• **Exercise**
Nothing outside the lines from the one containing "Reproduce this chart with Plotly." down to the one containing "fig = go.Figure()" belongs in the copy; print that span exactly, both ends included, with pictures removed.

-- begin --

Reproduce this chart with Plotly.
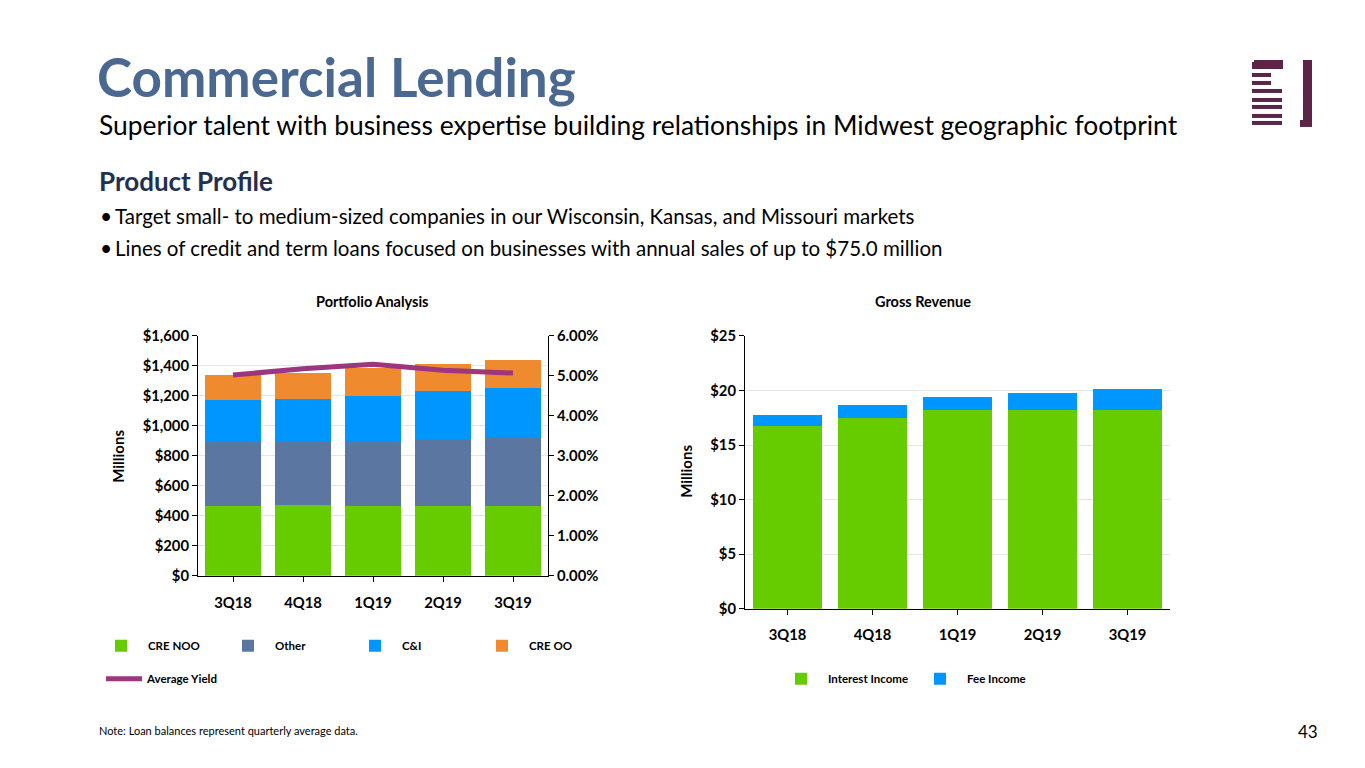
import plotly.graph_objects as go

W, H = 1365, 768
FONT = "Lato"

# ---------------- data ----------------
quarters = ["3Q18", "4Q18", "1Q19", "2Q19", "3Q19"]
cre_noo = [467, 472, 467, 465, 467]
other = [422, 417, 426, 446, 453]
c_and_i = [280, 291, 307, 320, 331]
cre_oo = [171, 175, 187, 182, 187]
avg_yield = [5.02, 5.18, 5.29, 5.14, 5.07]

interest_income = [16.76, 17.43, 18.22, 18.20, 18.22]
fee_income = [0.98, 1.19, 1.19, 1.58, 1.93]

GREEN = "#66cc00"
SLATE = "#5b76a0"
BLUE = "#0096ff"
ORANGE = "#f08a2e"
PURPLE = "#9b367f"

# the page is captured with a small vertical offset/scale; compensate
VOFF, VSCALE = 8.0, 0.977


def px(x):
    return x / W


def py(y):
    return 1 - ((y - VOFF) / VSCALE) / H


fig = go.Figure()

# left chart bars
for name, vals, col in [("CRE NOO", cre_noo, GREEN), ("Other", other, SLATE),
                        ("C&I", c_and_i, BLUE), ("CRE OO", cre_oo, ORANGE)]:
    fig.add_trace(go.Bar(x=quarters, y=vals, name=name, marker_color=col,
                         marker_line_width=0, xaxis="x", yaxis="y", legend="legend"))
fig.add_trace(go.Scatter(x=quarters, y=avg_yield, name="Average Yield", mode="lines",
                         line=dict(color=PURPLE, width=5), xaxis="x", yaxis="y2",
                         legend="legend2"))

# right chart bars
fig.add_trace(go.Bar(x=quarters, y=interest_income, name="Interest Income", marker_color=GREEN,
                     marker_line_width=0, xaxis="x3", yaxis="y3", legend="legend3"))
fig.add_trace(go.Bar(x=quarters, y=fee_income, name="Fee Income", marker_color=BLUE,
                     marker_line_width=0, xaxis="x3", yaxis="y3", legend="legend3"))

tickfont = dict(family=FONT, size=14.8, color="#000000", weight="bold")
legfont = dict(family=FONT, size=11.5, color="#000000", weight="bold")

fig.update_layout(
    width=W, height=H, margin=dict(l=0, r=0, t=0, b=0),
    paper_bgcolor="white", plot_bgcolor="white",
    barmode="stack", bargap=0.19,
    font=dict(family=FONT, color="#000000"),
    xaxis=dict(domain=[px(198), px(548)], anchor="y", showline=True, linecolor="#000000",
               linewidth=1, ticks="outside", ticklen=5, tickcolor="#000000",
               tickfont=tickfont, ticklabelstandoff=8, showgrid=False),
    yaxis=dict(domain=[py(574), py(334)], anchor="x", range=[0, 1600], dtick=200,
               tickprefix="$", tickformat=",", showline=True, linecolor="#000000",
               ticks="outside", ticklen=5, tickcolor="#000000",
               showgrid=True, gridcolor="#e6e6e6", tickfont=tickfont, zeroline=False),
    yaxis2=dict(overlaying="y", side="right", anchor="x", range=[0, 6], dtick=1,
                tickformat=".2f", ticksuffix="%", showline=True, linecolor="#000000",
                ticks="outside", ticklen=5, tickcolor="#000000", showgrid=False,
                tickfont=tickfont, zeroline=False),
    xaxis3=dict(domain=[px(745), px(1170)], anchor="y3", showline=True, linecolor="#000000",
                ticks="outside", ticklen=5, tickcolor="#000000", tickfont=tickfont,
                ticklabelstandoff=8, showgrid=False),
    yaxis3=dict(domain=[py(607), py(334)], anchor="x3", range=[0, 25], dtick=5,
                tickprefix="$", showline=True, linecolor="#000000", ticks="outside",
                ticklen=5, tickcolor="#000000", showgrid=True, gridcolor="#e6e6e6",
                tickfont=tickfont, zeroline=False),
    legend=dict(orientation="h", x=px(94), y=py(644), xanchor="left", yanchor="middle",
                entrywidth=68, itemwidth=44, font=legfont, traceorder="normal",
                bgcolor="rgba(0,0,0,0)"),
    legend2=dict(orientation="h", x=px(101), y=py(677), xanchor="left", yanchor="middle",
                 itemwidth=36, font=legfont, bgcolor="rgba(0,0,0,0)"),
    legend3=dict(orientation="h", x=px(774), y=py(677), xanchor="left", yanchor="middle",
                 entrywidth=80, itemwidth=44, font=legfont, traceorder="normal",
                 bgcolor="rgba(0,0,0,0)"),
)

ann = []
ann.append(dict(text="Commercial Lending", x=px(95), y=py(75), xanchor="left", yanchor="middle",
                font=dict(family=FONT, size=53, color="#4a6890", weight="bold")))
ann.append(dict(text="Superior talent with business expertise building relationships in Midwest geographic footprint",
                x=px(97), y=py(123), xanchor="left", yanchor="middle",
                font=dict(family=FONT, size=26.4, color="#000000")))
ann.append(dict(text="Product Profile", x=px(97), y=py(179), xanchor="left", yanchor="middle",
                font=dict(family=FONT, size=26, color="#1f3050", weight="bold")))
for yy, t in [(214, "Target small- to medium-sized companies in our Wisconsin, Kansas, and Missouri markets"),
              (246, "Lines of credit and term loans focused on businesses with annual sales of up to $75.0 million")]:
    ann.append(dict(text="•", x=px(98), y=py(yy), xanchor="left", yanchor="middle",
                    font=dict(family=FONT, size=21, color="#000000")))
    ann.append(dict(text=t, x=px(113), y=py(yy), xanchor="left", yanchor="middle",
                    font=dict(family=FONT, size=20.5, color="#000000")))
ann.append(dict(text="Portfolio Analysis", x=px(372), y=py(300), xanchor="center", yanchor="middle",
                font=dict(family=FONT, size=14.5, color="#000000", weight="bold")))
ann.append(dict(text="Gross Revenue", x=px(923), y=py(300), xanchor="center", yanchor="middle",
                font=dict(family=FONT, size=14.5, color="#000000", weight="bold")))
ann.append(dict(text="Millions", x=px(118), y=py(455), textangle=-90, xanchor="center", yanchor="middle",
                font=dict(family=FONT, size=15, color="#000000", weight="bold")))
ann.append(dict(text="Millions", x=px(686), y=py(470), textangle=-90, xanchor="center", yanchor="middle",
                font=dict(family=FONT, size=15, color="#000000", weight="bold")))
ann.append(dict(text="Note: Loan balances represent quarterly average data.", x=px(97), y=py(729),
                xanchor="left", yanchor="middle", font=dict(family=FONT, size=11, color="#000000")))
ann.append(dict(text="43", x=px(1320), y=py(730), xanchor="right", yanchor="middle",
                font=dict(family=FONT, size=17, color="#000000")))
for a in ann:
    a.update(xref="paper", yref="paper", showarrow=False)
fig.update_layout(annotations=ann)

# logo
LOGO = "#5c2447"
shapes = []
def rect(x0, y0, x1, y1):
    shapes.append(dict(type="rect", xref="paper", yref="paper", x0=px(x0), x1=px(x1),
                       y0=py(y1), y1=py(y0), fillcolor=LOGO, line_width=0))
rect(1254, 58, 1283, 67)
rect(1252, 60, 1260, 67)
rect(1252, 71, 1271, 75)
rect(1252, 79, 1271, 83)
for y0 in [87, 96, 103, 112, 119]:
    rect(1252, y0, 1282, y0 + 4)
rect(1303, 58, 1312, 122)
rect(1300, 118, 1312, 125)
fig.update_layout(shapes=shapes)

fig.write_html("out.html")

-- end --
-- begin --

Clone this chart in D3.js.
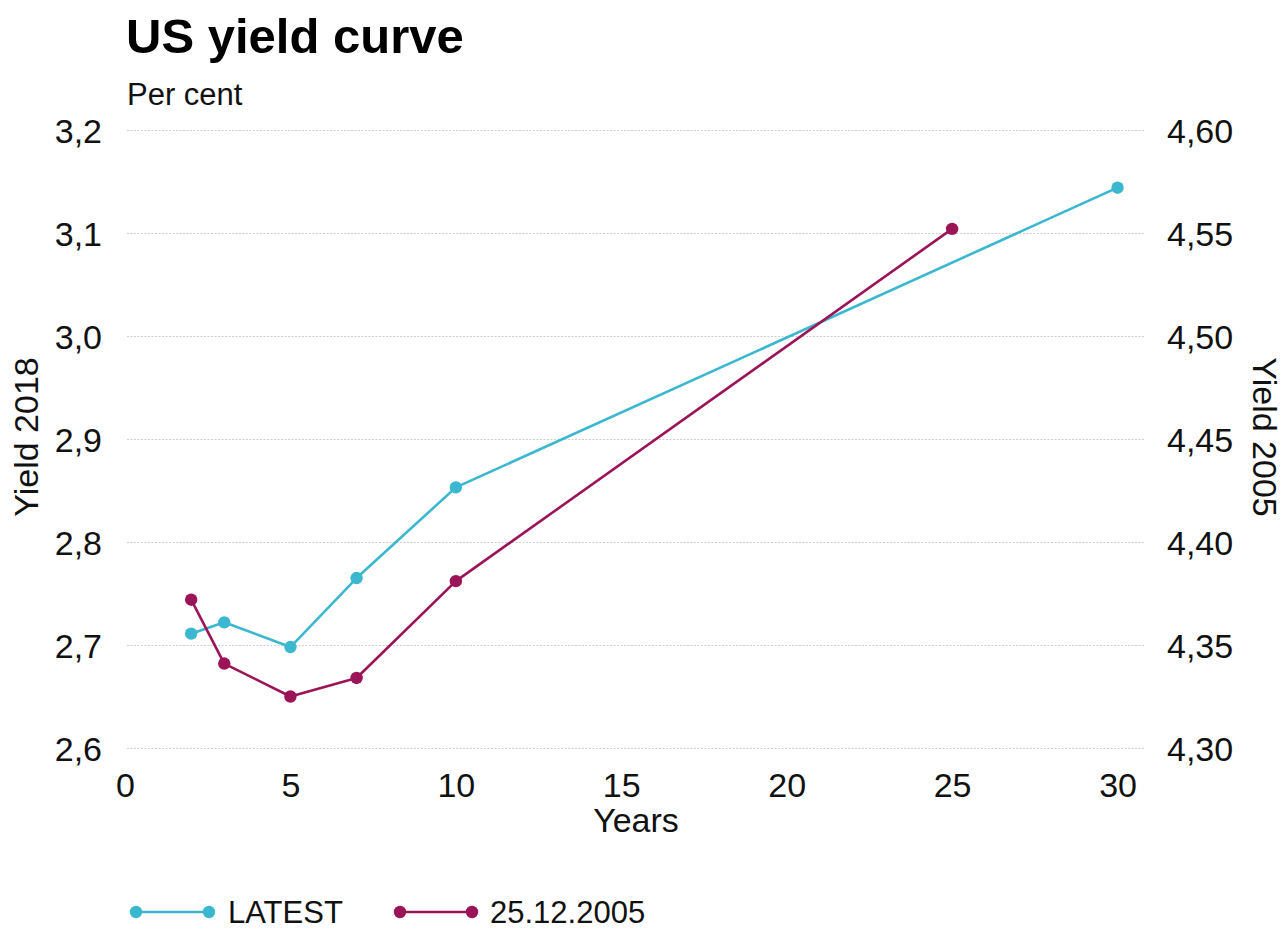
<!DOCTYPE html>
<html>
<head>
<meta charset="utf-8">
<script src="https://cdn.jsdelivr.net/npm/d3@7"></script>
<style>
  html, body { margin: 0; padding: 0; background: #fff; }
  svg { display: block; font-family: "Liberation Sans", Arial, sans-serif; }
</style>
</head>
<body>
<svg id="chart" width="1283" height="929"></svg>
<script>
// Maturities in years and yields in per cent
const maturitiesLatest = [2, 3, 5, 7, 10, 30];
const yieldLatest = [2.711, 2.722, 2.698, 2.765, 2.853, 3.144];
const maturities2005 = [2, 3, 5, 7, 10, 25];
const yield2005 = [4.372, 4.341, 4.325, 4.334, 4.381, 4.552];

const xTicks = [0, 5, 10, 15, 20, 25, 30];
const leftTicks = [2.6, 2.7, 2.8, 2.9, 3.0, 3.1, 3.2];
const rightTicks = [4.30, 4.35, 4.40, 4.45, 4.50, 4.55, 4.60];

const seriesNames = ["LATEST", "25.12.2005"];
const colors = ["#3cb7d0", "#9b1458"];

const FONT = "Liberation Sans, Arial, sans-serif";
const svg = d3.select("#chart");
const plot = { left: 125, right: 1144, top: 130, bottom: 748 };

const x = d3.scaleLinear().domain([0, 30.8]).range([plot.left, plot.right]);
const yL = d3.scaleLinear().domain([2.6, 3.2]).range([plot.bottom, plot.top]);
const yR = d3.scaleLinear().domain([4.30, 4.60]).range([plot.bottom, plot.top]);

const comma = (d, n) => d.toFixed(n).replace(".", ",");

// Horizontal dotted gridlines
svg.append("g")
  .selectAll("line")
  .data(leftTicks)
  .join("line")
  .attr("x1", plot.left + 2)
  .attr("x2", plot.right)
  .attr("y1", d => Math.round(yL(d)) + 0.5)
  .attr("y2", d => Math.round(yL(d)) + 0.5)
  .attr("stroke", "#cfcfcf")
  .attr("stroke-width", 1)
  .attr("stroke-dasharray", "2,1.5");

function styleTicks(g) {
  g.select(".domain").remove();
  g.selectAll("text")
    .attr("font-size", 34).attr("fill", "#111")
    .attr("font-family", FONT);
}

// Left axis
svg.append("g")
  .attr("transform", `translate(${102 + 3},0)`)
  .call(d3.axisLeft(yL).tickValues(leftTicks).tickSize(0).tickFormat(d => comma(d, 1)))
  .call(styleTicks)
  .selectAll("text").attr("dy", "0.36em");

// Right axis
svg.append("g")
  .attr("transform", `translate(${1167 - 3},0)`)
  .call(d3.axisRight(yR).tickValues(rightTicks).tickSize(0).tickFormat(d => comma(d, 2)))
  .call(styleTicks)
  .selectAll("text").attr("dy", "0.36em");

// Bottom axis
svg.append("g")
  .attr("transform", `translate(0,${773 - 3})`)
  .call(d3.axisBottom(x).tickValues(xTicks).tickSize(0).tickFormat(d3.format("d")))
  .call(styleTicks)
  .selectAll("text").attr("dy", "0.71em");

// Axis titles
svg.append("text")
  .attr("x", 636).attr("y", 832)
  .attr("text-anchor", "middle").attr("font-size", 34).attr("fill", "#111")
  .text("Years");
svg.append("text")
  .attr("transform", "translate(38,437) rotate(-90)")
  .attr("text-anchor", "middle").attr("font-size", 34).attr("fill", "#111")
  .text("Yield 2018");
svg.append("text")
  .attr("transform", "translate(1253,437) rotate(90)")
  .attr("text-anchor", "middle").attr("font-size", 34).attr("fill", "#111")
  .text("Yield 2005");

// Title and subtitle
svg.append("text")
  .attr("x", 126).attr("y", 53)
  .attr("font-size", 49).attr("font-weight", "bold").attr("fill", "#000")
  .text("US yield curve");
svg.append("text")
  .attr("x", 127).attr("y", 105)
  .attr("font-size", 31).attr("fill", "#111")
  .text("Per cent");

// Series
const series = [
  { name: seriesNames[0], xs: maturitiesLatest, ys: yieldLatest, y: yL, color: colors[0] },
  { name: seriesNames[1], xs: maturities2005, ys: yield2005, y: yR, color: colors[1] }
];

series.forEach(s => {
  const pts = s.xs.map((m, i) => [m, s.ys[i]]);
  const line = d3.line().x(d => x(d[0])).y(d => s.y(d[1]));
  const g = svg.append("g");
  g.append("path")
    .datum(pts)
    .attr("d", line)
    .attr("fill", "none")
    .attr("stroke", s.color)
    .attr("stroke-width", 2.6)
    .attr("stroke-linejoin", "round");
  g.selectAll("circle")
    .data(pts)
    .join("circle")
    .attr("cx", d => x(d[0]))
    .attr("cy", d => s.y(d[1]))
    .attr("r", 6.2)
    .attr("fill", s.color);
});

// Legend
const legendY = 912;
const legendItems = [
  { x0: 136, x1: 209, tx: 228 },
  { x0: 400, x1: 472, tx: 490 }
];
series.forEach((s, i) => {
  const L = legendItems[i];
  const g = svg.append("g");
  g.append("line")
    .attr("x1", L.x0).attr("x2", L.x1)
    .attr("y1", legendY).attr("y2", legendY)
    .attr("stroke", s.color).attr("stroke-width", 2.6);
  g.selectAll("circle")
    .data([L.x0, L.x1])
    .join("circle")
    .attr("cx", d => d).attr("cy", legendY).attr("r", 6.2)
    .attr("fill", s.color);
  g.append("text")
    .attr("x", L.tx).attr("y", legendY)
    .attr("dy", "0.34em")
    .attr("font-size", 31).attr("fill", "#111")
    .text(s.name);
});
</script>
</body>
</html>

-- end --

• **Problem solution**
Reproduce this chart with Plotly.
import plotly.graph_objects as go

W, H = 1365, 768
FONT = "Lato"

# ---------------- data ----------------
quarters = ["3Q18", "4Q18", "1Q19", "2Q19", "3Q19"]
cre_noo = [467, 472, 467, 465, 467]
other = [422, 417, 426, 446, 453]
c_and_i = [280, 291, 307, 320, 331]
cre_oo = [171, 175, 187, 182, 187]
avg_yield = [5.02, 5.18, 5.29, 5.14, 5.07]

interest_income = [16.76, 17.43, 18.22, 18.20, 18.22]
fee_income = [0.98, 1.19, 1.19, 1.58, 1.93]

GREEN = "#66cc00"
SLATE = "#5b76a0"
BLUE = "#0096ff"
ORANGE = "#f08a2e"
PURPLE = "#9b367f"

# the page is captured with a small vertical offset/scale; compensate
VOFF, VSCALE = 8.0, 0.977


def px(x):
    return x / W


def py(y):
    return 1 - ((y - VOFF) / VSCALE) / H


fig = go.Figure()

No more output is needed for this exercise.